V. écrit ces lignes au moment où elle narre sa découverte des moeurs réels de G. Une lecture charitable y verrait la réaction de l’adolescente de 14 ans qu’elle était à l’époque, mais il faut forcer le sens de ce qui semble bien être la position de V. aujourd’hui.
Il faut que la prégnance de l’ethos permissif du milieu où a été élevée V. (je n’ose plus écrire « mai 68 » sur une page de Koz 🙂 ) soit toujours aussi forte pour que V., après ce qu’elle a subi, puisse encore imaginer un scénario où la séduction d’une adolescente de 14 ans par un homme de 50 ans puisse être « sublime ».

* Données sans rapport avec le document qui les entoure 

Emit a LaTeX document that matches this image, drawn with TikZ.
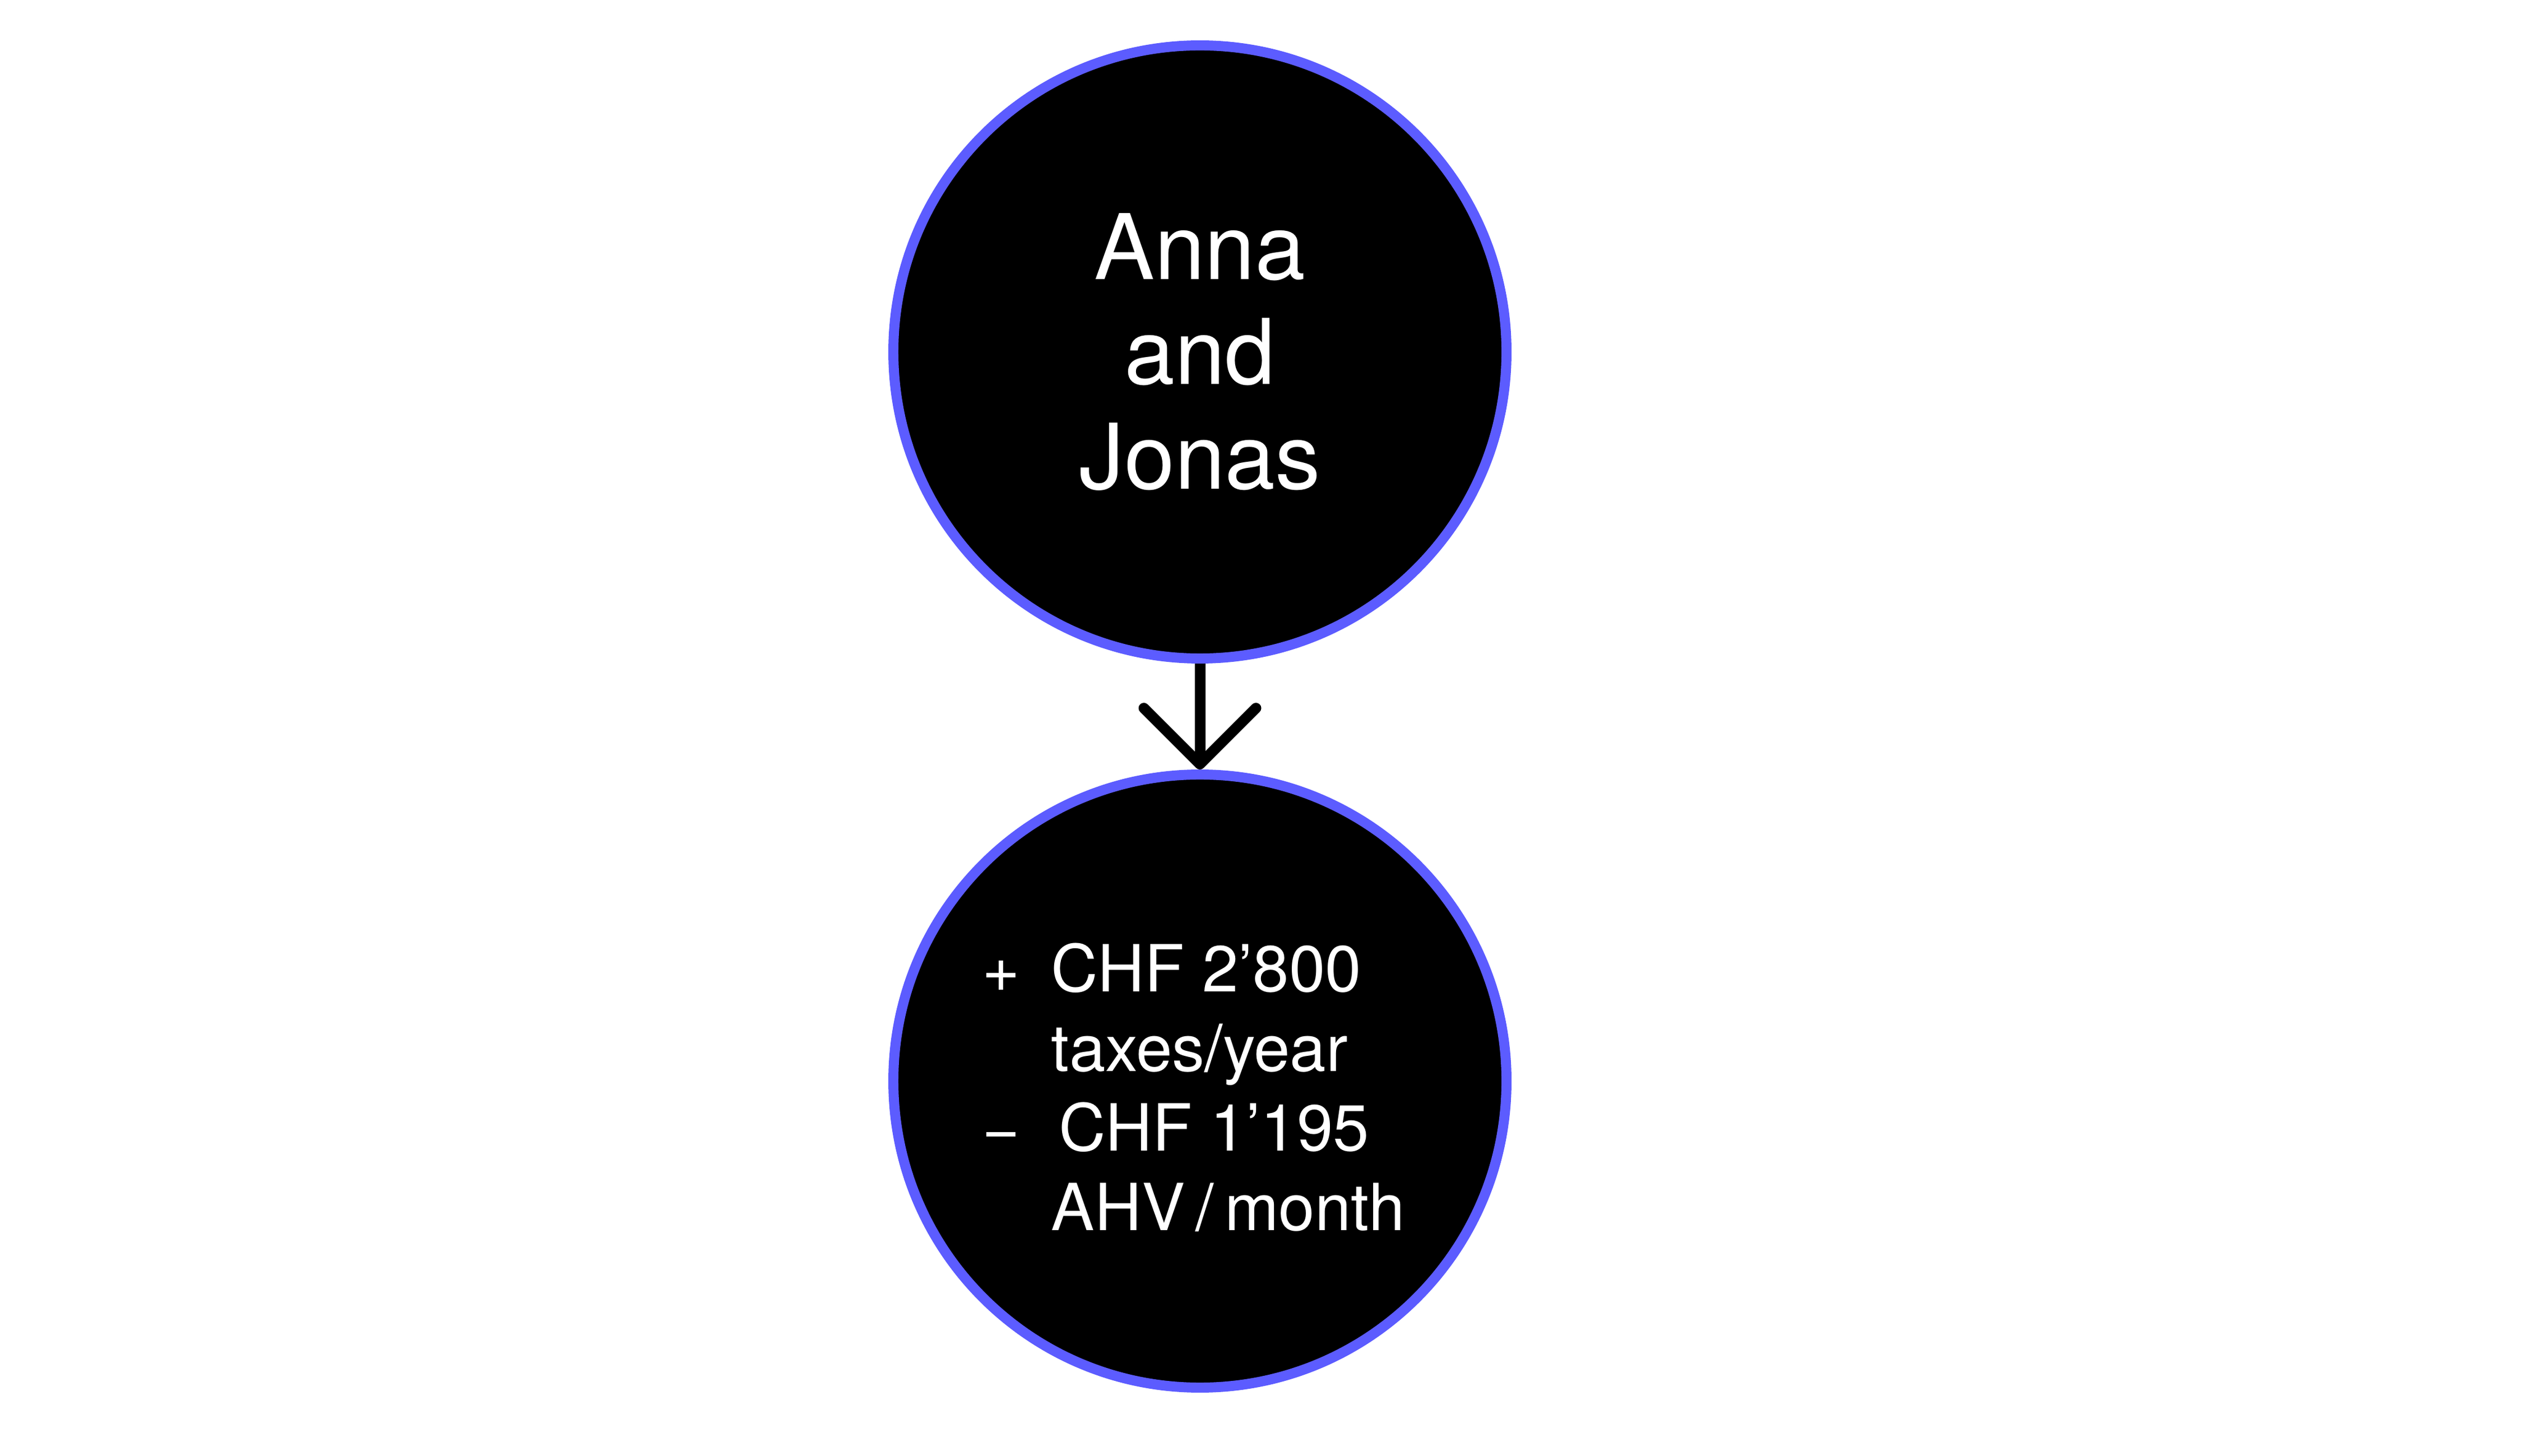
\documentclass[tikz,border=0pt]{standalone}
\usepackage{fontspec}
\setmainfont{TeX Gyre Heros}
\usetikzlibrary{arrows.meta}
\definecolor{ringblue}{RGB}{92,92,255}

\begin{document}
\begin{tikzpicture}[auto,
    bubble/.style ={circle, draw=ringblue, fill=black, line width=5.1pt, inner sep = 0pt, minimum size=10.94cm},
    caption/.style ={text=white, inner sep = 0pt},
    flow/.style ={line width=5.4pt, -{Straight Barb[length=10mm, width=20mm, round]}}]
   \useasboundingbox (0,0) rectangle (45,25.97);
   \node[bubble, caption, align=center, font=\fontsize{46}{53.2}\selectfont] (couple) at (21.41,19.69) {Anna\\and\\Jonas};
   \node[bubble] (money) at (21.41,6.68) {};
   \node[caption, font=\fontsize{33}{40.4}\selectfont] (moneytext) at (21.30,6.43)
     {\begin{tabular}{@{}p{1.23cm}@{}l@{}}
      + & CHF 2’800\\
        & taxes/year\\
      − & \hspace{0.14cm}CHF 1’195\\
        & AHV\,/\,month
      \end{tabular}};

   \draw[flow] (couple) to  (money);
\end{tikzpicture}
\end{document}
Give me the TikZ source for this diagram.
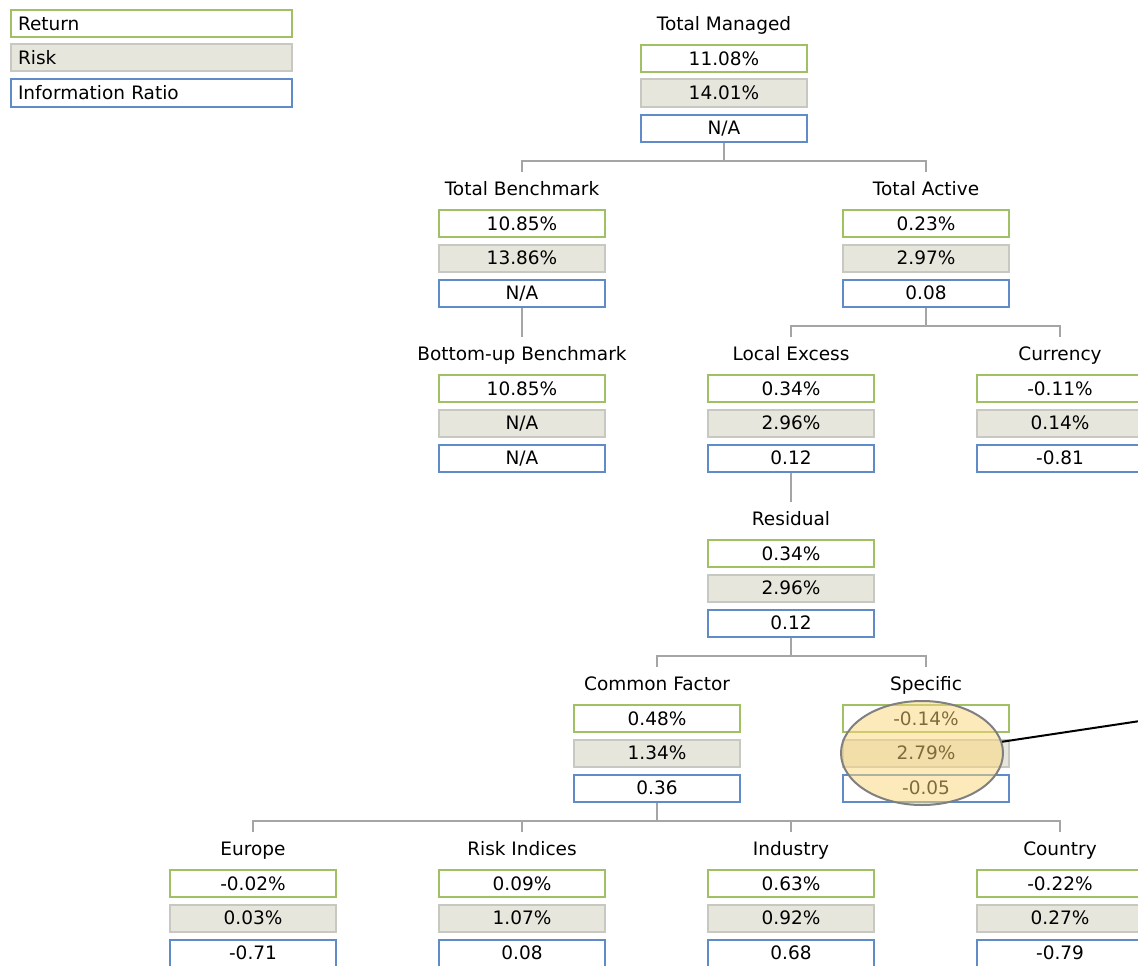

V. est victime, je ne la critique pas. Mais il ne faut pas se leurrer sur la réalité du changement de perspective sur les comportements à la G., quand la victime elle-même se sent obligée de donner des gages à la « transgression ».
J’ai vu passer cet extrait, sans le percevoir de la même manière. Elle explique que, pour la jeune fille qu’elle était, elle est passée de « l’élue » qu’elle croyait être à l’objet d’une perversion ordinaire. Il y en a d’autres, dans des milieux peu permissifs – et je pense singulièrement au cas d’un prêtre ayant entretenu plusieurs liaisons simultanées, et débarqué récemment – qui ont cru pouvoir excuser la faiblesse passagère d’un homme avant de découvrir que c’était une tendance structurelle chez lui.
Et je dois avouer qu’à tout prendre, je ne sais pas s’il faut davantage se gausser d’un milieu qui s’éveille soudain sur ces sujets, ou s’inquiéter du fait que tout un milieu ordinairement pourfendeur de mai 68, des dérives libertaires, de la transgression, ait été le plus grand soutien de Matzneff malgré ses moeurs connues et soient aujourd’hui incapables d’assumer son erreur. Je ne l’aurais pas soupçonné et je serais ravi en revanche qu’il y ait un vrai changement de perspective de leur côté.
Les deux sont vrais.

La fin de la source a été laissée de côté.